India – along with Japan and the United States – is key to establishing what Foreign Minister Penny Wong terms a “strategic equilibrium” in the Indo-Pacific.

This lack of understanding has serious consequences. Official statements get misconstrued, intentions misread, and capabilities under- or over-estimated. Such errors, in turn, feed the sceptics and critics on both sides, who question the wisdom of the strategic partnership in public and private.

Another difficulty is that the relationship remains overly dependent on the personal commitment of prime ministers. We have seen this clearly over the last decade. Under Tony Abbott and later Scott Morrison, the strategic partnership moved forward, thanks to their enthusiasm and personal diplomacy with India’s prime minister, Narendra Modi. Under Malcolm Turnbull, it did not, reflecting the concerns he later detailed in his memoirs about India’s political and economic trajectories.

On the Australian side, however, perhaps the biggest obstacle remains uncertainty about what Canberra hopes to achieve with India. The Abbott and Morrison governments sought to enlist New Delhi in a values-based Indo-Pacific coalition principally aimed at China. More prosaic objectives are outlined in recent Defence and Foreign Policy White Papers, including broader security cooperation in areas such as upholding freedom of navigation, boosting trade and investment, and collaboration in science and technology.

The Albanese government has already gone a long way in reassuring New Delhi that the new administration values the relationship. It has signalled that Australia wants to work with India bilaterally and in other forums. The prime minister’s post-election dash to the Tokyo Quad summit in May 2022, made with Foreign Minister Penny Wong, was well received. So too was Defence Minister Richard Marles’ well-publicised trip to India the following month and the flurry of ministerial visits since.

Albanese’s post-election dash to the Tokyo Quad summit in May 2022 which including meeting Narendra Modi was well received (@AlboMP/Twitter)
Albanese’s post-election dash to the Tokyo Quad summit in May 2022, which included meeting Narendra Modi, was well received (@AlboMP/Twitter)

The government has also advanced or unveiled a series of other initiatives since coming to power last year. It is promoting the benefits of a trade agreement signed in the dying days of Morrison’s term. It is pushing ahead with a new Centre for Australia-India Relations, which will have some $20 million to spend on engaging the Indian diaspora and building cultural ties between the two countries. It has indicated that Australia is keen to work more closely with India on climate change and renewable energy.

More still needs to be done.
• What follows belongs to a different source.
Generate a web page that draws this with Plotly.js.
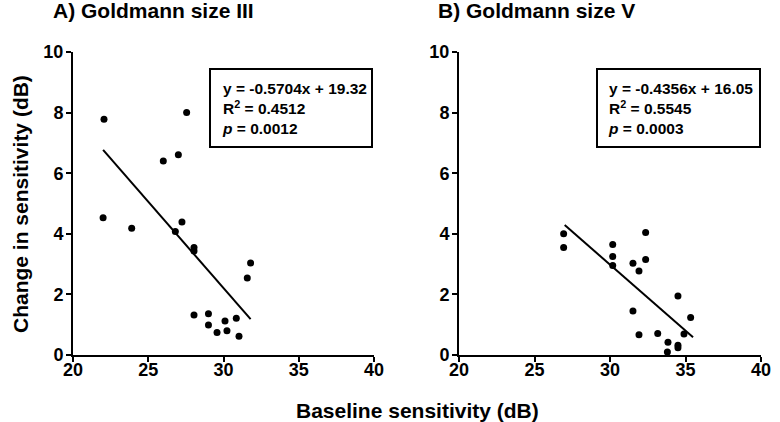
<!DOCTYPE html>
<html>
<head>
<meta charset="utf-8">
<script src="https://cdn.plot.ly/plotly-3.0.1.min.js"></script>
<style>html,body{margin:0;padding:0;background:#fff;}#chart{width:780px;height:422px;}</style>
</head>
<body>
<div id="chart"></div>
<script>
// Panel A: Goldmann size III
const aX = [22.0, 22.06, 23.9, 26.0, 27.0, 27.55, 27.24, 26.8, 28.04, 28.04, 31.8, 31.58, 28.04, 29.0, 29.0, 29.57, 30.1, 30.23, 30.85, 31.03];
const aY = [4.53, 7.78, 4.18, 6.40, 6.61, 8.0, 4.39, 4.08, 3.55, 3.43, 3.04, 2.54, 1.32, 1.36, 0.99, 0.74, 1.12, 0.80, 1.21, 0.62];
const aSlope = -0.5704, aIntercept = 19.32;
const aFitX = [22.0, 31.8];

// Panel B: Goldmann size V
const bX = [26.93, 26.93, 30.18, 30.18, 30.18, 32.36, 32.36, 31.52, 31.92, 34.5, 31.52, 35.34, 31.92, 33.16, 34.9, 33.84, 34.5, 34.5, 33.8];
const bY = [4.0, 3.55, 3.65, 3.25, 2.95, 4.04, 3.15, 3.03, 2.77, 1.95, 1.45, 1.24, 0.67, 0.71, 0.69, 0.42, 0.32, 0.24, 0.10];
const bSlope = -0.4356, bIntercept = 16.05;
const bFitX = [27.0, 35.5];

const panelTitles = ["A) Goldmann size III", "B) Goldmann size V"];
const statsA = ["y = -0.5704x + 19.32", "R<sup>2</sup> = 0.4512", "<i>p</i> = 0.0012"];
const statsB = ["y = -0.4356x + 16.05", "R<sup>2</sup> = 0.5545", "<i>p</i> = 0.0003"];
const xTitle = "Baseline sensitivity (dB)";
const yTitle = "Change in sensitivity (dB)";
const xTicks = [20, 25, 30, 35, 40];
const yTicks = [0, 2, 4, 6, 8, 10];

const W = 780, H = 422;
const px = v => v / W, py = v => (H - v) / H;
const FONT = 'Liberation Sans, Arial, Helvetica, sans-serif';

const marker = {color: '#000', size: 7, symbol: 'circle'};
const traces = [
  {x: aX, y: aY, type: 'scatter', mode: 'markers', marker: marker, xaxis: 'x', yaxis: 'y', cliponaxis: false, hoverinfo: 'x+y'},
  {x: aFitX, y: aFitX.map(v => aSlope * v + aIntercept), type: 'scatter', mode: 'lines', line: {color: '#000', width: 2}, xaxis: 'x', yaxis: 'y'},
  {x: bX, y: bY, type: 'scatter', mode: 'markers', marker: marker, xaxis: 'x2', yaxis: 'y2', cliponaxis: false, hoverinfo: 'x+y'},
  {x: bFitX, y: bFitX.map(v => bSlope * v + bIntercept), type: 'scatter', mode: 'lines', line: {color: '#000', width: 2}, xaxis: 'x2', yaxis: 'y2'}
];

const tickFont = {family: FONT, size: 18, color: '#000', weight: 'bold'};
function xAxis(domain, anchor) {
  return {domain: domain, anchor: anchor, range: [20, 40], tickvals: xTicks, ticktext: xTicks.map(String),
    showgrid: false, zeroline: false, showline: true, linecolor: '#000', linewidth: 2,
    ticks: 'outside', ticklen: 5, tickwidth: 2, tickcolor: '#000', tickfont: tickFont, ticklabelstandoff: -8, fixedrange: true};
}
function yAxis(domain, anchor) {
  return {domain: domain, anchor: anchor, range: [0, 10], tickvals: yTicks, ticktext: yTicks.map(String),
    showgrid: false, zeroline: false, showline: true, linecolor: '#000', linewidth: 2,
    ticks: 'outside', ticklen: 5, tickwidth: 2, tickcolor: '#000', tickfont: tickFont, ticklabelstandoff: -1, fixedrange: true};
}
const yDom = [py(355), py(52)];

const statFont = {family: FONT, size: 15.5, color: '#000', weight: 'bold'};
const bigFont = {family: FONT, size: 21, color: '#000', weight: 'bold'};
const layout = {
  width: W, height: H, autosize: false,
  margin: {l: 0, r: 0, t: 0, b: 0},
  paper_bgcolor: '#fff', plot_bgcolor: '#fff',
  showlegend: false,
  xaxis: xAxis([px(73), px(374)], 'y'),
  yaxis: yAxis(yDom, 'x'),
  xaxis2: xAxis([px(459), px(761)], 'y2'),
  yaxis2: yAxis(yDom, 'x2'),
  shapes: [
    {type: 'rect', xref: 'paper', yref: 'paper', x0: px(210), x1: px(372), y0: py(147), y1: py(69), line: {color: '#000', width: 2}, fillcolor: 'rgba(0,0,0,0)'},
    {type: 'rect', xref: 'paper', yref: 'paper', x0: px(597), x1: px(760), y0: py(147), y1: py(69), line: {color: '#000', width: 2}, fillcolor: 'rgba(0,0,0,0)'}
  ],
  annotations: [
    {text: panelTitles[0], xref: 'paper', yref: 'paper', x: px(51), y: py(10), xanchor: 'left', yanchor: 'middle', showarrow: false, font: bigFont},
    {text: panelTitles[1], xref: 'paper', yref: 'paper', x: px(436), y: py(10), xanchor: 'left', yanchor: 'middle', showarrow: false, font: bigFont},
    {text: statsA.join('<br>'), xref: 'paper', yref: 'paper', x: px(220), y: py(78), xanchor: 'left', yanchor: 'top', align: 'left', showarrow: false, font: statFont},
    {text: statsB.join('<br>'), xref: 'paper', yref: 'paper', x: px(606), y: py(78), xanchor: 'left', yanchor: 'top', align: 'left', showarrow: false, font: statFont},
    {text: xTitle, xref: 'paper', yref: 'paper', x: px(417), y: py(410), xanchor: 'center', yanchor: 'middle', showarrow: false, font: bigFont},
    {text: yTitle, xref: 'paper', yref: 'paper', x: px(20), y: py(204), xanchor: 'center', yanchor: 'middle', textangle: -90, showarrow: false, font: bigFont}
  ]
};

Plotly.newPlot('chart', traces, layout, {displayModeBar: false, staticPlot: true});
</script>
</body>
</html>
Albanese will no doubt use this visit to establish a strong rapport with Modi. This makes sense: the Indian prime minister will likely remain in power for the next five years, if not the next decade, and is the key to effective cooperation. India’s over-stretched bureaucracy moves on Modi’s direction. Making deals with India and implementing them depends to a large degree on winning his confidence.

To consolidate the strategic partnership, this visit will also have to begin to answer the questions of what Australia wants from New Delhi and how India fits into Canberra’s strategic vision for the Indo-Pacific.

Rightly, the Albanese government has prioritised strengthening ties with Southeast Asia and the Pacific, and “stabilising” the relationship with China during its first months in office. But India – along with Japan and the United States – is key to establishing what the foreign minister terms a “strategic equilibrium” in the Indo-Pacific. Without India’s growing economic and military power, we will struggle to manage Beijing’s ambitions. Without India’s diplomatic influence, we will find it harder to persuade some of the smaller states of the region to do what they must to ensure regional security and prosperity.